EXERCISE GOAL -
Pictures stay out of this copy; please retype only the lines from the start of the records through the line with "from matplotlib import pyplot as plt".

RECORDS SUPPLIED -
══════════════════════════════
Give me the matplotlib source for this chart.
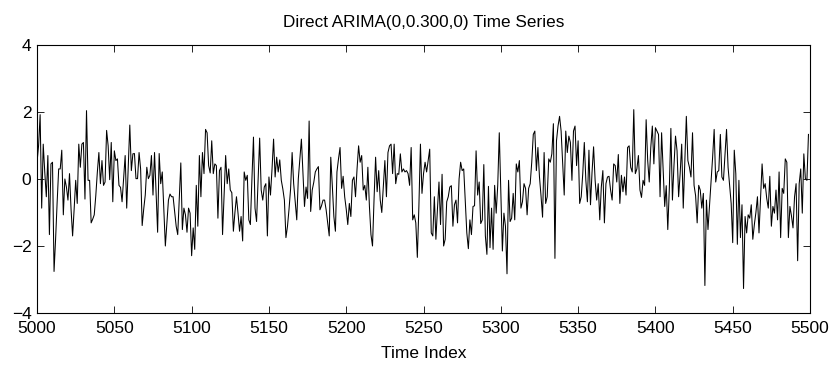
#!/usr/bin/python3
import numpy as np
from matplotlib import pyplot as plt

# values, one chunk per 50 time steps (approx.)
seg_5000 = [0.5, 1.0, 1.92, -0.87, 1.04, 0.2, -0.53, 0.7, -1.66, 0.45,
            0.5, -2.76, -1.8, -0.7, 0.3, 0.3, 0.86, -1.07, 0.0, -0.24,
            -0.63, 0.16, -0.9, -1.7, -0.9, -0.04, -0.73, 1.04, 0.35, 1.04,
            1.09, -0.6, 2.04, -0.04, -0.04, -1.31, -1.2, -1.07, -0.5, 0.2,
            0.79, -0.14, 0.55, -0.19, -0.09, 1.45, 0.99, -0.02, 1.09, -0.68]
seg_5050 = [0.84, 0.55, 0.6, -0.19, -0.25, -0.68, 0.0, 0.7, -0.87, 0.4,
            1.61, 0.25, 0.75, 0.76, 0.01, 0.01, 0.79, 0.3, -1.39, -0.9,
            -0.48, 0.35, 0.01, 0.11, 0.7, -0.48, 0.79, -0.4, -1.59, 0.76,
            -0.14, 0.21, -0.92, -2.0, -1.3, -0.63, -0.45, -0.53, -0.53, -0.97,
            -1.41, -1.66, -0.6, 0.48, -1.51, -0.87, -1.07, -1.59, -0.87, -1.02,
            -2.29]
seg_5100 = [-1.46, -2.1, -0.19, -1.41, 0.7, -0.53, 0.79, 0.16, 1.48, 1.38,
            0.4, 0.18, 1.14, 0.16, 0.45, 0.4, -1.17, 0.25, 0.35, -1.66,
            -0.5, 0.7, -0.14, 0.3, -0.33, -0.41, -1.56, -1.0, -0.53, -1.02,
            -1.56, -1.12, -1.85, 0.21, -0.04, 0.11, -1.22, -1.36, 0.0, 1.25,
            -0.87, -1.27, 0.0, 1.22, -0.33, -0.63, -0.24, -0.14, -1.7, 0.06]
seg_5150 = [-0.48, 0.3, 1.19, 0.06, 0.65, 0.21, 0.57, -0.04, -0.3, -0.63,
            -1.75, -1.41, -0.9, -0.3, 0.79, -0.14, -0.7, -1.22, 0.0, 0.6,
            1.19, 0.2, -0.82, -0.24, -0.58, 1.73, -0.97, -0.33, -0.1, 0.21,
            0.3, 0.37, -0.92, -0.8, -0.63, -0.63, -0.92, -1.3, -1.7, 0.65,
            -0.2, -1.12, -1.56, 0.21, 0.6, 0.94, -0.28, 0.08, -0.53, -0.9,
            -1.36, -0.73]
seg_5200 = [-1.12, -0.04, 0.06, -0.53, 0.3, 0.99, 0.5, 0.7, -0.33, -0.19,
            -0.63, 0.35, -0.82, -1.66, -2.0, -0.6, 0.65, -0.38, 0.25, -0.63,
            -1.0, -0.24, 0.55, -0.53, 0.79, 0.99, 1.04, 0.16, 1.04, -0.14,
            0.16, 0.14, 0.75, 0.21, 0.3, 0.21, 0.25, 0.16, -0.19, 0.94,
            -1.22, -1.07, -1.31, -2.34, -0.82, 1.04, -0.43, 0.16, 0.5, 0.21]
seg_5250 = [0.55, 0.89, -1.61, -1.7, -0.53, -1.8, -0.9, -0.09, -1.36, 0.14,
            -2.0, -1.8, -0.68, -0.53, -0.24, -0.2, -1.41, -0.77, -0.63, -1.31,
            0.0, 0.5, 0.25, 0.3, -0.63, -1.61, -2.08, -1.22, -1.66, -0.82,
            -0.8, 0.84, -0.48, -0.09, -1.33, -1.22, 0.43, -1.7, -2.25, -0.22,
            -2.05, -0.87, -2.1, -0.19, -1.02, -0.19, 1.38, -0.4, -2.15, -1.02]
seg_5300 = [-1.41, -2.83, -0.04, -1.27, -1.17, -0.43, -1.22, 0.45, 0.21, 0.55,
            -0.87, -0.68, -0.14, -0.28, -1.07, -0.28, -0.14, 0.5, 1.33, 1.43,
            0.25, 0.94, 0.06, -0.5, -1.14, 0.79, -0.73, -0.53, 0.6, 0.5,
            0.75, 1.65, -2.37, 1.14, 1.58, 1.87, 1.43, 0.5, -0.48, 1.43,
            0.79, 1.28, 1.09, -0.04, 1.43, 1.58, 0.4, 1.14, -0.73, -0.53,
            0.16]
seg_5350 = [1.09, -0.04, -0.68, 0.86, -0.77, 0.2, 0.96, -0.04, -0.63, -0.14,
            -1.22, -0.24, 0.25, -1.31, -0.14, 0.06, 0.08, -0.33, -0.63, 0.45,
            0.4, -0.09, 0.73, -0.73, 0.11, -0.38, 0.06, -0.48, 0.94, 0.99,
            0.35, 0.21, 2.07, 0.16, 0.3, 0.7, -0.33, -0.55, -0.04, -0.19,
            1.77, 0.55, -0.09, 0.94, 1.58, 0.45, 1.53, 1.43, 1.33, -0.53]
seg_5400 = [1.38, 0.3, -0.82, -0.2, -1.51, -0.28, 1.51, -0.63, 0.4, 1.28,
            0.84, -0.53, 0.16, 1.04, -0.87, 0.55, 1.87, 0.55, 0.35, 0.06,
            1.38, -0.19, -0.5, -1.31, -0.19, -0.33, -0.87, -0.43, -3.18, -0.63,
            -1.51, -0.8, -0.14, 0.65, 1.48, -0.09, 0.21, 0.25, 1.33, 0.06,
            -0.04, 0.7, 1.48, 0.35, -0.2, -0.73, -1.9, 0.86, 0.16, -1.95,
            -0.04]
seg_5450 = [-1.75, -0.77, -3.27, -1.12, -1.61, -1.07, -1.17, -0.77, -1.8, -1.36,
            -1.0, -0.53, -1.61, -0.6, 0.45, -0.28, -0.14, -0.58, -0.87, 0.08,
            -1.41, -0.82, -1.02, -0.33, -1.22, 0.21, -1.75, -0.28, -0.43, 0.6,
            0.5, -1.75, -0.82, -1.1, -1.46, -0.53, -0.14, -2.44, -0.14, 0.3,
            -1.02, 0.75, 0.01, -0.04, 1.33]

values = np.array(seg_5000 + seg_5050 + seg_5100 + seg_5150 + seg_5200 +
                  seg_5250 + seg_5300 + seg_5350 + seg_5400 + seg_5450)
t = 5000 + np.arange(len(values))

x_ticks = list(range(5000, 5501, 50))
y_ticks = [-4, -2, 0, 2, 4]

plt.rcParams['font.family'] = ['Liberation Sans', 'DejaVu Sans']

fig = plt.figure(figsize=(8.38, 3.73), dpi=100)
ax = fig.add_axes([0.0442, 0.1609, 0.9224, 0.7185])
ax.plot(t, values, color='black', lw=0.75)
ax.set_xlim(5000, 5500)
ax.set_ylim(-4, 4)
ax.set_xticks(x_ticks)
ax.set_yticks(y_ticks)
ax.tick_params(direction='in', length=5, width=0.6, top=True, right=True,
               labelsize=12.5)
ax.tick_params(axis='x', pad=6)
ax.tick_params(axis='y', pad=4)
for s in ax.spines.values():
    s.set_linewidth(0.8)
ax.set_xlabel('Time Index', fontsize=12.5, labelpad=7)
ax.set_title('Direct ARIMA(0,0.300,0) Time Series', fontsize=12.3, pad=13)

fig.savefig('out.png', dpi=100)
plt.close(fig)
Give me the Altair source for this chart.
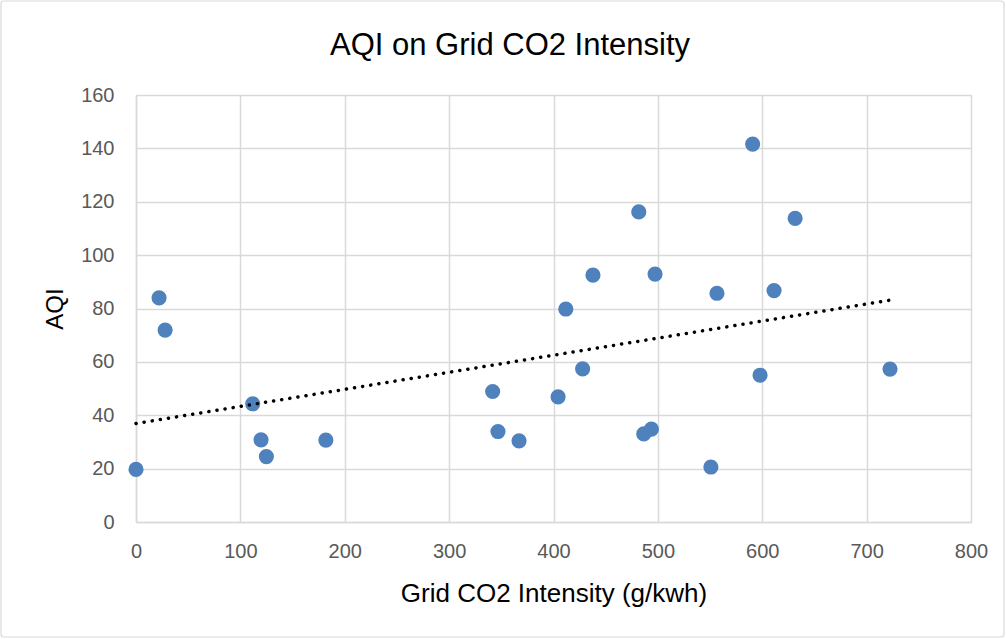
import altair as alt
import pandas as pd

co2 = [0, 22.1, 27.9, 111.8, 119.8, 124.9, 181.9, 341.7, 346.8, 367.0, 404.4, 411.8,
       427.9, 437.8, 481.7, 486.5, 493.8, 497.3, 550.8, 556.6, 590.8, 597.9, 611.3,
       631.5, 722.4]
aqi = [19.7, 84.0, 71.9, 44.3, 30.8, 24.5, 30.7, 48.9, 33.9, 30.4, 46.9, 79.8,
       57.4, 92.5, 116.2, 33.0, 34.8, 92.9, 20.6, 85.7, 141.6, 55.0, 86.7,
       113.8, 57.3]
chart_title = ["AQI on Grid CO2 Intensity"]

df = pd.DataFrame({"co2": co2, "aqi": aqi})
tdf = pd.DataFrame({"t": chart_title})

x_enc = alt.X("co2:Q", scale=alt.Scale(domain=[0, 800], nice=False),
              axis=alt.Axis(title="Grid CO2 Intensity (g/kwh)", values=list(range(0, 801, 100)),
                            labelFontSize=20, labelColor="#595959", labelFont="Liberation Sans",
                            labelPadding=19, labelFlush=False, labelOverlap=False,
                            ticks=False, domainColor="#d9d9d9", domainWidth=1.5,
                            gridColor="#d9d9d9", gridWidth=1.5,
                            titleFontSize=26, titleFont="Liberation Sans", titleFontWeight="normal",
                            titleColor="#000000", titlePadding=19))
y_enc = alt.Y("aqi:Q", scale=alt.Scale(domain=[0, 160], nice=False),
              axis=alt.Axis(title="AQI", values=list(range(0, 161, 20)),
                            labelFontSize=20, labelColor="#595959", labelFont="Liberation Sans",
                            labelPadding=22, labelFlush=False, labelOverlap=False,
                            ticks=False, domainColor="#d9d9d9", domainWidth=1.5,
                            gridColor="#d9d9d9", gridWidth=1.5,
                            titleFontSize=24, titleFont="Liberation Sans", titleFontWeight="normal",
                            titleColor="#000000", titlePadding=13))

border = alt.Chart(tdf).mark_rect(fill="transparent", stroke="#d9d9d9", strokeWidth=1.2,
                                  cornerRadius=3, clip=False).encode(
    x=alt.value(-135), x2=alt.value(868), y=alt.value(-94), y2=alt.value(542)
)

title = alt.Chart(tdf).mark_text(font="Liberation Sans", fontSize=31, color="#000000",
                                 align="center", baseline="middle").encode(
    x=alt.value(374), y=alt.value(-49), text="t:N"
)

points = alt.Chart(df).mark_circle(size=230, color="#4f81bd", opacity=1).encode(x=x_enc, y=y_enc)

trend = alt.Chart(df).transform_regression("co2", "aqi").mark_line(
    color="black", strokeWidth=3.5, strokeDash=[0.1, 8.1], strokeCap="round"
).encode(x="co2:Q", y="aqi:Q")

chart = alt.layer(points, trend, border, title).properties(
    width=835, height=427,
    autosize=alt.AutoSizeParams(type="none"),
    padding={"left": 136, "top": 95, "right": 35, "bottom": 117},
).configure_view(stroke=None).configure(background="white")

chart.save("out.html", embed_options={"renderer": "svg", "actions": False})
══════════════════════════════
IN RESPONSE -
Give me the matplotlib source for this chart.
#!/usr/bin/python3
import numpy as np
from matplotlib import pyplot as plt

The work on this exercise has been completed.